### TASK GOAL
Print word for word the first line of the listing below and every line after it, through the line with "return [pe.withStroke(linewidth=width, foreground=ink)]". Leave out the pictures and the rest.
═══ DATA LINES
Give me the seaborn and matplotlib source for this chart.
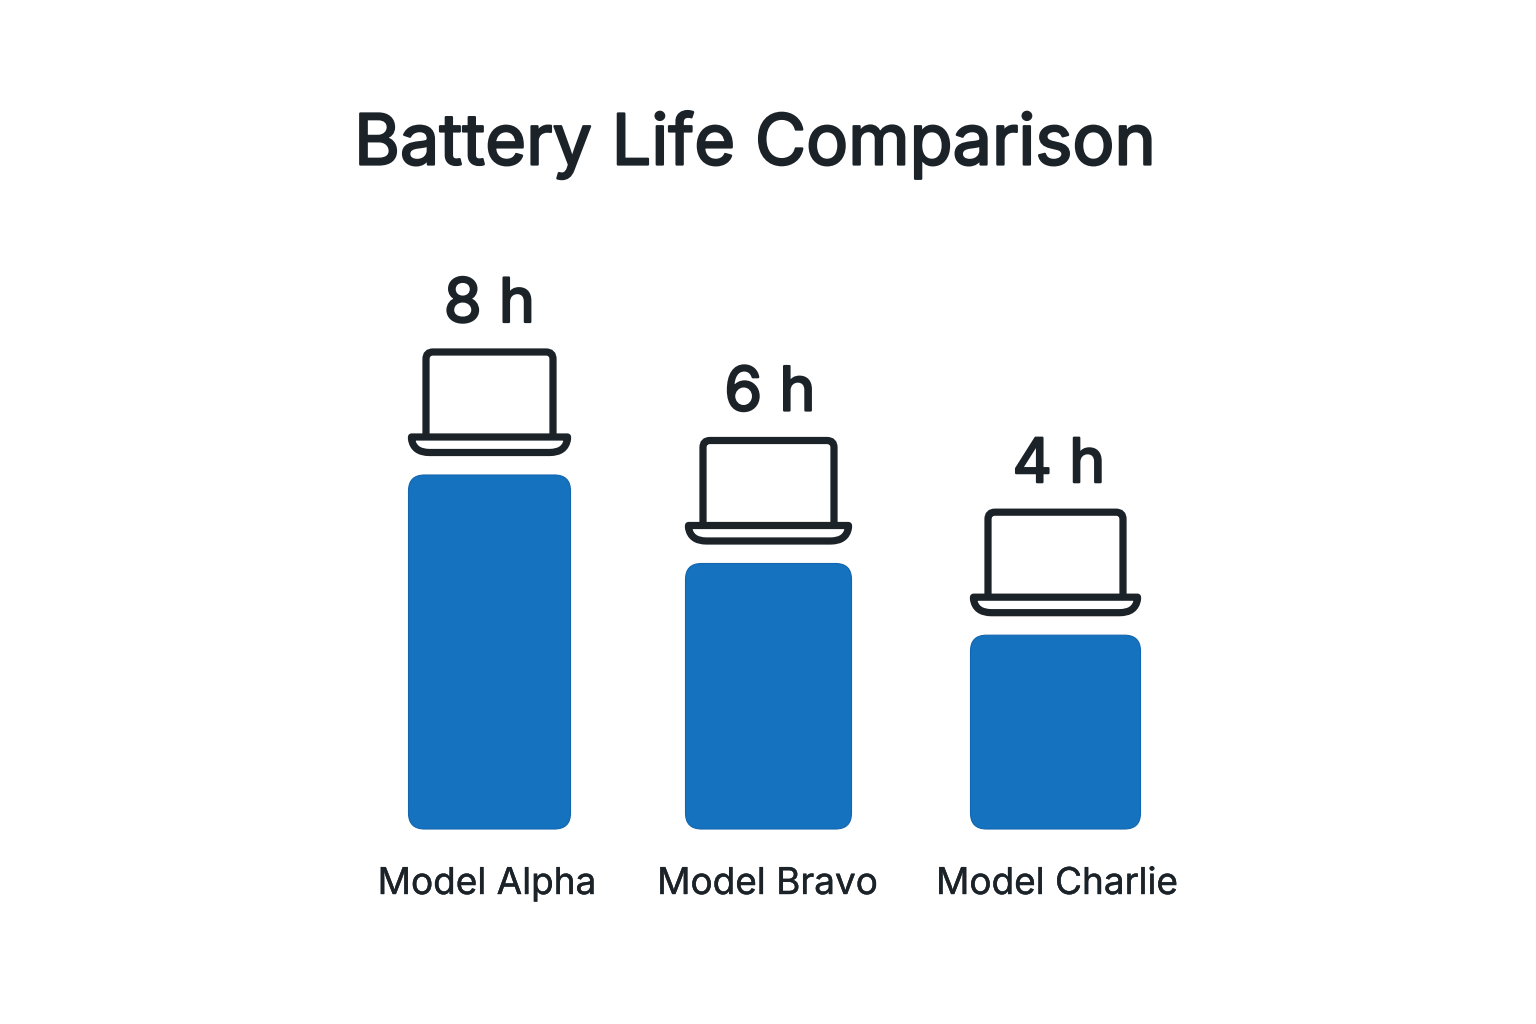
import matplotlib
matplotlib.use("Agg")
from matplotlib import pyplot as plt
from matplotlib import patheffects as pe
from matplotlib.patches import FancyBboxPatch, PathPatch
from matplotlib.path import Path
import pandas as pd
import seaborn as sns

# Data
title = "Battery Life Comparison"
models = ["Model Alpha", "Model Bravo", "Model Charlie"]
hours_labels = ["8 h", "6 h", "4 h"]
# bar heights as drawn, the last bar is taller than its 4 h label implies
bar_heights = [8.0, 6.0, 4.38]

# Layout, in pixels of the 1536x1024 image
bar_left = [408.5, 685.5, 970.5]
bar_width = [162, 166, 170]
bar_bottom = 829
px_per_unit = 44.25
value_dx = [0, 1.5, 3.5]
model_x = [487, 767.5, 1057]
blue = "#1572BF"
edge = "#1265AE"
ink = "#1B2329"

sns.set_theme(style="white")
plt.rcParams['font.family'] = ['Inter', 'DejaVu Sans']

fig = plt.figure(figsize=(15.36, 10.24), dpi=100, facecolor="white")
ax = fig.add_axes([0, 0, 1, 1])
data = pd.DataFrame({"model": models, "hours": bar_heights})
sns.barplot(data=data, x="model", y="hours", color=blue, saturation=1, ax=ax)
ax.set_ylim(-(1024 - bar_bottom) / px_per_unit, bar_bottom / px_per_unit)
ax.axis("off")

# overlay in image pixels for rounded bars, icons and text
ov = fig.add_axes([0, 0, 1, 1])
ov.set_xlim(0, 1536)
ov.set_ylim(1024, 0)
ov.axis("off")
ov.patch.set_alpha(0)


def heavier(width):
    # Inter only comes in regular here, thicken the glyphs with a stroke
    return [pe.withStroke(linewidth=width, foreground=ink)]


def laptop(ov, left, width, top):
    # top = bar top, icon sits above it
    lw = 5.2
    tray_top = top - 38
    tray_bot = top - 22.5
    x0 = left + 3
    x1 = left + width - 3
    sx0 = left + 17.5
    sx1 = left + width - 17.5
    sy = top - 123
    r = 7
    screen = Path(
        [(sx0, tray_top), (sx0, sy + r), (sx0, sy), (sx0 + r, sy),
         (sx1 - r, sy), (sx1, sy), (sx1, sy + r), (sx1, tray_top)],
        [Path.MOVETO, Path.LINETO, Path.CURVE3, Path.CURVE3,
         Path.LINETO, Path.CURVE3, Path.CURVE3, Path.LINETO])
    ov.add_patch(PathPatch(screen, fill=False, ec=ink, lw=lw, capstyle="butt"))
    tray = Path(
        [(x0, tray_top), (x1, tray_top), (x1, tray_top + 2),
         (x1 - 2, tray_bot), (x1 - 18, tray_bot), (x0 + 18, tray_bot),
         (x0 + 2, tray_bot), (x0, tray_top + 2), (x0, tray_top), (x0, tray_top)],
        [Path.MOVETO, Path.LINETO, Path.LINETO,
         Path.CURVE3, Path.CURVE3, Path.LINETO,
         Path.CURVE3, Path.CURVE3, Path.LINETO, Path.CLOSEPOLY])
    ov.add_patch(PathPatch(tray, fill=False, ec=ink, lw=lw, joinstyle="round"))


for i, bar in enumerate(ax.patches[:len(models)]):
    bar.set_visible(False)
    # bar top in pixels comes from the seaborn bar through the y axis
    top = ax.transData.transform((0, bar.get_height()))[1]
    top = 1024 - top
    left = bar_left[i]
    w = bar_width[i]
    ov.add_patch(FancyBboxPatch((left, top), w, bar_bottom - top,
                                boxstyle="round,pad=0,rounding_size=16",
                                fc=blue, ec=edge, lw=0.8))
    laptop(ov, left, w, top)
    ov.text(left + w / 2 + value_dx[i], top - 153, hours_labels[i], ha="center",
            va="baseline", fontsize=44, color=ink,
            path_effects=heavier(1.6))
    ov.text(model_x[i], 894, models[i], ha="center", va="baseline",
            fontsize=26.6, color=ink, path_effects=heavier(0.3))

ov.text(754.5, 164.5, title, ha="center", va="baseline", fontsize=50.5,
        color=ink, path_effects=heavier(1.6))

fig.savefig("out.png", dpi=100, facecolor="white")
plt.close()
══════
### THE COMPLETED TASK
Give me the seaborn and matplotlib source for this chart.
import matplotlib
matplotlib.use("Agg")
from matplotlib import pyplot as plt
from matplotlib import patheffects as pe
from matplotlib.patches import FancyBboxPatch, PathPatch
from matplotlib.path import Path
import pandas as pd
import seaborn as sns

# Data
title = "Battery Life Comparison"
models = ["Model Alpha", "Model Bravo", "Model Charlie"]
hours_labels = ["8 h", "6 h", "4 h"]
# bar heights as drawn, the last bar is taller than its 4 h label implies
bar_heights = [8.0, 6.0, 4.38]

# Layout, in pixels of the 1536x1024 image
bar_left = [408.5, 685.5, 970.5]
bar_width = [162, 166, 170]
bar_bottom = 829
px_per_unit = 44.25
value_dx = [0, 1.5, 3.5]
model_x = [487, 767.5, 1057]
blue = "#1572BF"
edge = "#1265AE"
ink = "#1B2329"

sns.set_theme(style="white")
plt.rcParams['font.family'] = ['Inter', 'DejaVu Sans']

fig = plt.figure(figsize=(15.36, 10.24), dpi=100, facecolor="white")
ax = fig.add_axes([0, 0, 1, 1])
data = pd.DataFrame({"model": models, "hours": bar_heights})
sns.barplot(data=data, x="model", y="hours", color=blue, saturation=1, ax=ax)
ax.set_ylim(-(1024 - bar_bottom) / px_per_unit, bar_bottom / px_per_unit)
ax.axis("off")

# overlay in image pixels for rounded bars, icons and text
ov = fig.add_axes([0, 0, 1, 1])
ov.set_xlim(0, 1536)
ov.set_ylim(1024, 0)
ov.axis("off")
ov.patch.set_alpha(0)


def heavier(width):
    # Inter only comes in regular here, thicken the glyphs with a stroke
    return [pe.withStroke(linewidth=width, foreground=ink)]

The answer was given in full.